Other Pacific Island nations grant the locally-flagged fleets a 40-50% discount on VDS rates, and allow them to fish for free in the “eastern high seas”, managed under the Western and Central Pacific Fisheries Commission, he claimed.
“This is a terrible disadvantage to the PNG-based fleet. The difference in cost of operation per vessel is about $1 million per annum versus other vessels,” said Tiu Laurel. “Due to this many have actually left the PNG registry, and if not addressed soon many more will leave.”
In 2018 there were 226 vessels licenses to fish in PNG’s exclusive economic zone — 61 reefers carriers and 165 purse seiners. In 2019 there are 61 vessels either PNG-flagged or locally-based foreign vessels licensed, affiliated to five companies; see the slide to the right.
Any new regulations for PNG will have to wait for the time being, though. As the Diplomatreports, a vote of no confidence was slated to take place on May 16 to remove prime minister Peter O’Neill from office. O’Neill had rejected calls to resign earlier in May.

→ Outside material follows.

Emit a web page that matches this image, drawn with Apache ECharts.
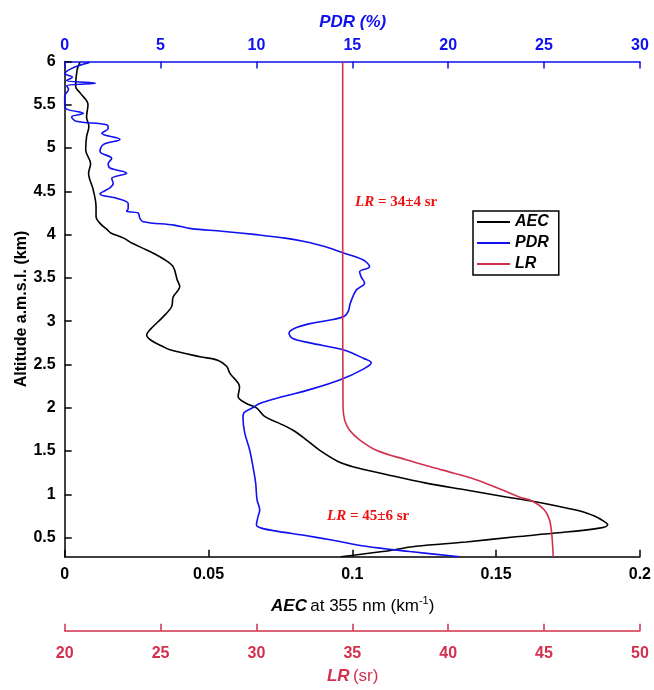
<!DOCTYPE html>
<html><head><meta charset="utf-8">
<script src="https://cdn.jsdelivr.net/npm/echarts@6/dist/echarts.min.js"></script>
<style>html,body{margin:0;padding:0;background:#fff}#c{width:654px;height:690px}</style>
</head><body><div id="c"></div>
<script>
// Altitude (km) and AEC (km^-1)
const aecAlt = [5.99,5.90,5.71,5.64,5.50,5.36,5.25,5.13,4.98,4.82,4.71,4.52,4.32,4.21,4.13,4.05,4.02,3.96,3.90,3.82,3.71,3.63,3.48,3.40,3.28,3.17,3.05,2.90,2.84,2.78,2.71,2.67,2.59,2.55,2.48,2.40,2.24,2.13,2.05,2.00,1.90,1.82,1.74,1.63,1.51,1.38,1.32,1.23,1.13,1.05,0.97,0.92,0.86,0.80,0.75,0.71,0.65,0.61,0.55,0.51,0.45,0.40,0.34,0.28];
const aecVal = [0.0053,0.0043,0.0038,0.0053,0.0081,0.0076,0.0084,0.0076,0.0073,0.0090,0.0083,0.0099,0.0109,0.0109,0.0123,0.0150,0.0160,0.0205,0.0235,0.0287,0.0348,0.0377,0.0391,0.0400,0.0377,0.0372,0.0342,0.0296,0.0285,0.0300,0.0340,0.0366,0.0470,0.0532,0.0563,0.0574,0.0608,0.0603,0.0632,0.0667,0.0695,0.0747,0.0794,0.0840,0.0886,0.0950,0.1002,0.1118,0.1257,0.1396,0.1535,0.1627,0.1720,0.1801,0.1842,0.1865,0.1888,0.1859,0.1697,0.1569,0.1396,0.1222,0.1106,0.0960];
// Altitude (km) and PDR (%)
const pdrAlt = [5.99,5.95,5.90,5.86,5.82,5.78,5.75,5.72,5.68,5.60,5.50,5.45,5.40,5.36,5.31,5.27,5.23,5.17,5.10,5.04,4.96,4.88,4.82,4.77,4.71,4.65,4.59,4.54,4.47,4.42,4.36,4.30,4.27,4.25,4.19,4.15,4.11,4.07,4.04,4.00,3.96,3.92,3.86,3.79,3.71,3.63,3.57,3.51,3.44,3.36,3.21,3.12,3.06,3.02,2.98,2.92,2.86,2.80,2.75,2.67,2.57,2.52,2.45,2.32,2.21,2.13,2.05,2.00,1.94,1.88,1.71,1.51,1.32,1.13,0.94,0.82,0.74,0.65,0.61,0.57,0.53,0.47,0.40,0.34,0.28];
const pdrVal = [1.3,0.7,0.2,0.0,0.4,0.1,1.6,0.1,0.2,0.0,0.0,0.1,0.97,0.36,0.6,2.19,2.27,1.93,2.88,2.01,1.84,2.45,2.27,2.36,3.23,2.45,2.53,2.36,1.84,2.71,3.31,3.31,3.23,3.83,3.92,4.09,5.7,6.6,8.2,10.0,11.5,12.5,13.6,14.5,15.55,15.9,15.38,15.47,15.64,15.21,14.9,14.8,14.6,14.0,12.95,12.0,11.7,11.9,12.78,14.51,15.6,15.99,15.6,14.34,12.78,11.39,10.17,9.8,9.34,9.30,9.39,9.65,9.82,9.96,10.03,10.17,10.08,10.0,10.26,11.2,12.4,14.0,15.7,18.0,20.6];
// Altitude (km) and LR (sr)
const lrAlt = [6.0,5.0,4.0,3.0,2.4,2.0,1.86,1.74,1.63,1.51,1.40,1.28,1.17,1.05,0.97,0.92,0.82,0.71,0.55,0.28];
const lrVal = [34.5,34.5,34.5,34.5,34.51,34.52,34.6,34.86,35.38,36.25,37.81,39.72,41.46,42.84,43.71,44.41,45.02,45.28,45.40,45.48];
// Tick labels
const aecTicks = [0,0.05,0.1,0.15,0.2];
const pdrTicks = [0,5,10,15,20,25,30];
const lrTicks = [20,25,30,35,40,45,50];
const altTicks = [0.5,1,1.5,2,2.5,3,3.5,4,4.5,5,5.5,6];

const F = '"Liberation Sans", Arial, sans-serif';
const SERIF = '"Liberation Serif", "Times New Roman", serif';
const BLUE = '#1010f0', RED = '#d2304e', TXTRED = '#ee1111';

function pairs(xs, ys){ return xs.map((x,i)=>[x, ys[i]]); }
const LINE_ICON = 'path://M0,0 L33,0 L33,2 L0,2 Z';

const chart = echarts.init(document.getElementById('c'));
chart.setOption({
  animation:false,
  backgroundColor:'#fff',
  grid:{left:64.7, right:13.3, top:61.5, bottom:133.3},
  xAxis:[
    {type:'value', position:'bottom', min:aecTicks[0], max:aecTicks[aecTicks.length-1], interval:0.05,
     axisLine:{show:true, onZero:false, lineStyle:{color:'#000', width:1.5}},
     axisTick:{show:true, inside:true, length:7, lineStyle:{color:'#000', width:1.5}},
     axisLabel:{color:'#000', fontFamily:F, fontWeight:'bold', fontSize:16, margin:10},
     splitLine:{show:false}},
    {type:'value', position:'top', min:pdrTicks[0], max:pdrTicks[pdrTicks.length-1], interval:5,
     axisLine:{show:true, onZero:false, lineStyle:{color:BLUE, width:1.5}},
     axisTick:{show:true, inside:true, length:7, lineStyle:{color:BLUE, width:1.5}},
     axisLabel:{color:BLUE, fontFamily:F, fontWeight:'bold', fontSize:16, margin:8},
     splitLine:{show:false}},
    {type:'value', position:'bottom', offset:74, min:lrTicks[0], max:lrTicks[lrTicks.length-1], interval:5,
     axisLine:{show:true, onZero:false, lineStyle:{color:RED, width:1.5}},
     axisTick:{show:true, inside:true, length:7, lineStyle:{color:RED, width:1.5}},
     axisLabel:{color:RED, fontFamily:F, fontWeight:'bold', fontSize:16, margin:15},
     splitLine:{show:false}}
  ],
  yAxis:[{type:'value', min:0.28, max:6,
    axisLine:{show:true, onZero:false, lineStyle:{color:'#000', width:1.5}},
    axisTick:{show:true, inside:true, length:7, customValues:altTicks, lineStyle:{color:'#000', width:1.5}},
    axisLabel:{color:'#000', fontFamily:F, fontWeight:'bold', fontSize:16, margin:9, customValues:altTicks},
    splitLine:{show:false}}],
  legend:{orient:'vertical', left:473, top:211, itemWidth:33, itemHeight:2, itemGap:5,
    padding:[3,10,3,4], borderColor:'#000', borderWidth:1.5, backgroundColor:'#fff',
    textStyle:{fontFamily:F, fontWeight:'bold', fontStyle:'italic', fontSize:16, color:'#000', lineHeight:16},
    data:[{name:'AEC', icon:LINE_ICON},{name:'PDR', icon:LINE_ICON},{name:'LR', icon:LINE_ICON}]},
  series:[
    {name:'AEC', type:'line', xAxisIndex:0, yAxisIndex:0, data:pairs(aecVal, aecAlt), symbol:'none', smooth:0.35, lineStyle:{color:'#000', width:1.6}, itemStyle:{color:'#000'}},
    {name:'PDR', type:'line', xAxisIndex:1, yAxisIndex:0, data:pairs(pdrVal, pdrAlt), symbol:'none', smooth:0.35, lineStyle:{color:BLUE, width:1.6}, itemStyle:{color:BLUE}},
    {name:'LR', type:'line', xAxisIndex:2, yAxisIndex:0, data:pairs(lrVal, lrAlt), symbol:'none', smooth:0.35, lineStyle:{color:RED, width:1.6}, itemStyle:{color:RED}}
  ],
  graphic:[
    {type:'text', x:352.7, y:22, style:{text:'PDR (%)', fill:BLUE, font:'italic bold 17px '+F, textAlign:'center', textVerticalAlign:'middle'}},
    {type:'text', x:352.7, y:606, style:{text:'{b|AEC} {n|at 355 nm (km}{s|-1}{n|)}', textAlign:'center', textVerticalAlign:'middle',
      rich:{b:{fontFamily:F, fontWeight:'bold', fontStyle:'italic', fontSize:17, fill:'#000'},
            n:{fontFamily:F, fontSize:17, fill:'#000'},
            s:{fontFamily:F, fontSize:11, fill:'#000', padding:[0,0,10,0]}}}},
    {type:'text', x:352.7, y:676, style:{text:'{b|LR} {n|(sr)}', textAlign:'center', textVerticalAlign:'middle',
      rich:{b:{fontFamily:F, fontWeight:'bold', fontStyle:'italic', fontSize:17, fill:RED},
            n:{fontFamily:F, fontSize:17, fill:RED}}}},
    {type:'text', x:22, y:309, rotation:Math.PI/2, style:{text:'Altitude a.m.s.l. (km)', fill:'#000', font:'bold 16px '+F, textAlign:'center', textVerticalAlign:'middle'}},
    {type:'text', x:355, y:202, style:{text:'{i|LR}{n| = 34±4 sr}', textVerticalAlign:'middle',
      rich:{i:{fontFamily:SERIF, fontWeight:'bold', fontStyle:'italic', fontSize:15, fill:TXTRED},
            n:{fontFamily:SERIF, fontWeight:'bold', fontSize:15, fill:TXTRED}}}},
    {type:'text', x:327, y:516, style:{text:'{i|LR}{n| = 45±6 sr}', textVerticalAlign:'middle',
      rich:{i:{fontFamily:SERIF, fontWeight:'bold', fontStyle:'italic', fontSize:15, fill:TXTRED},
            n:{fontFamily:SERIF, fontWeight:'bold', fontSize:15, fill:TXTRED}}}}
  ]
});
</script></body></html>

O’Neill disrupted the opposition’s plans by obtaining a parliamentary adjournment on May 7. Following the adjournment, opposition members of parliament can now only table a no-confidence motion again once parliament resumes operations on May 28.
Tiu Laurel has, in the past, told Undercurrent of Frabelle’s ambitions to expand its processing to other Pacific Islands, namely Kiribati and the Federated States of Micronesia (FSM).
The latter remains on the cards, though plans have been delayed, he said.
“We intend to build one more loin and pouch plant in FSM, Pohnpei state, and we are now working on a state agreement with the fisheries department. But recently there has been a change in leadership as there is a new president, and we are waiting for the new cabinet to be chosen and continue the negotiation.”
Frabelle hopes to finalize talks this year, and to begin construction next year, he said.